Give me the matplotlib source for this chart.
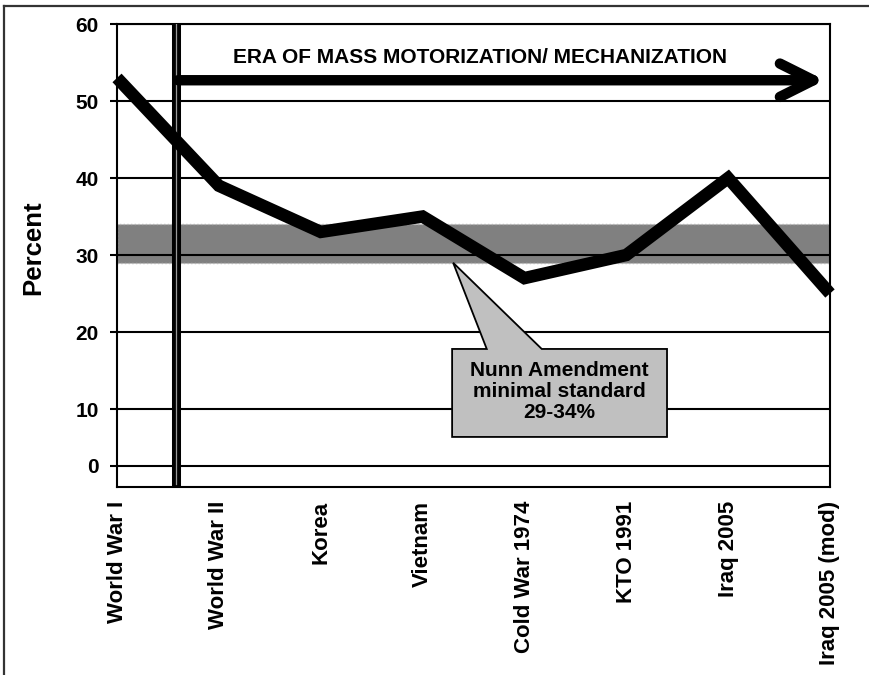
import numpy as np
import matplotlib
matplotlib.use("Agg")
import matplotlib.pyplot as plt
from matplotlib.lines import Line2D
from matplotlib.patches import Polygon

plt.rcParams['font.family'] = ['Liberation Sans', 'DejaVu Sans']
plt.rcParams['font.weight'] = 'bold'

# Share of force in combat arms, by conflict
conflicts = ["World War I", "World War II", "Korea", "Vietnam",
             "Cold War 1974", "KTO 1991", "Iraq 2005", "Iraq 2005 (mod)"]
percent = [53, 39, 33, 35, 27, 30, 40, 25]

# Nunn Amendment band
nunn_low, nunn_high = 29, 34
yticks = [0, 10, 20, 30, 40, 50, 60]


# y axis is linear above 10 and squeezed below it
def fwd(y):
    y = np.asarray(y, dtype=float)
    return np.where(y >= 10, y, 10 - (10 - y) * 0.74)


def inv(v):
    v = np.asarray(v, dtype=float)
    return np.where(v >= 10, v, 10 - (10 - v) / 0.74)


fig = plt.figure(figsize=(8.7, 6.75), dpi=100)
ax = fig.add_axes([0.1345, 0.2785, 0.8195, 0.6859])
ax.set_yscale('function', functions=(fwd, inv))

x = np.arange(len(conflicts))

# shaded standard band, gridlines sit on top of it
ax.axhspan(nunn_low, nunn_high, facecolor='#808080', edgecolor='#b4b4b4',
           linestyle=':', lw=1, zorder=1)
ax.set_axisbelow(False)
ax.yaxis.grid(True, color='black', lw=1.5)
ax.set_yticks(yticks)

# start of mass motorization
ax.axvline(0.575, ymin=0.006, color='black', lw=6.5, zorder=3)
ax.axvline(0.575, ymin=0.006, color='#9a9a9a', lw=0.9, zorder=3)

ax.plot(x, percent, color='black', lw=9, solid_joinstyle='miter',
        solid_capstyle='butt', zorder=6, clip_on=False)

ax.annotate('', xy=(6.95, 52.7), xytext=(0.6, 52.7),
            arrowprops=dict(arrowstyle='->,head_length=1.2,head_width=0.6',
                            lw=7.5, color='black', mutation_scale=20,
                            shrinkA=0, shrinkB=0, capstyle='round'),
            zorder=5)
ax.text(3.56, 55.6, "ERA OF MASS MOTORIZATION/ MECHANIZATION",
        ha='center', va='center', fontsize=15, fontweight='bold', zorder=5)

# callout box with pointer to the band
bx0, bx1, by0, by1 = 3.29, 5.40, 5.1, 17.8
callout = [(bx0, by1), (3.63, by1), (3.3, nunn_low), (4.17, by1),
           (bx1, by1), (bx1, by0), (bx0, by0)]
ax.add_patch(Polygon(callout, closed=True, facecolor='#c0c0c0',
                     edgecolor='black', lw=1.3, zorder=5))
ax.text((bx0 + bx1) / 2, 12.3, "Nunn Amendment\nminimal standard\n29-34%",
        ha='center', va='center', fontsize=15, fontweight='bold',
        linespacing=1.15, zorder=6)

ax.set_xlim(0, 7)
ax.set_ylim(float(inv(-0.13)), 60)
ax.set_xticks(x)
ax.set_xticklabels(conflicts, rotation=90, fontsize=16, fontweight='bold')
ax.tick_params(axis='x', length=0, pad=10)
ax.tick_params(axis='y', length=5, width=1.5, pad=8, labelsize=15)
for lbl in ax.get_yticklabels():
    lbl.set_fontweight('bold')
ax.minorticks_off()

ax.set_ylabel("Percent", fontsize=18.5, fontweight='bold')
ax.yaxis.set_label_coords(-0.101, 0.518)

for s in ax.spines.values():
    s.set_linewidth(1.5)
    s.set_color('black')

# outer frame of the figure (top and left edges)
fig.add_artist(Line2D([0.005, 1.0], [0.991, 0.991], color='#333333', lw=1.6))
fig.add_artist(Line2D([0.005, 0.005], [0.0, 0.991], color='#333333', lw=1.6))

fig.savefig("out.png", dpi=100)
•••
Task statement >> Copy out every line of the material above that mentions the word "matplotlib".

Answer >>
Give me the matplotlib source for this chart.
import matplotlib
matplotlib.use("Agg")
import matplotlib.pyplot as plt
from matplotlib.lines import Line2D
from matplotlib.patches import Polygon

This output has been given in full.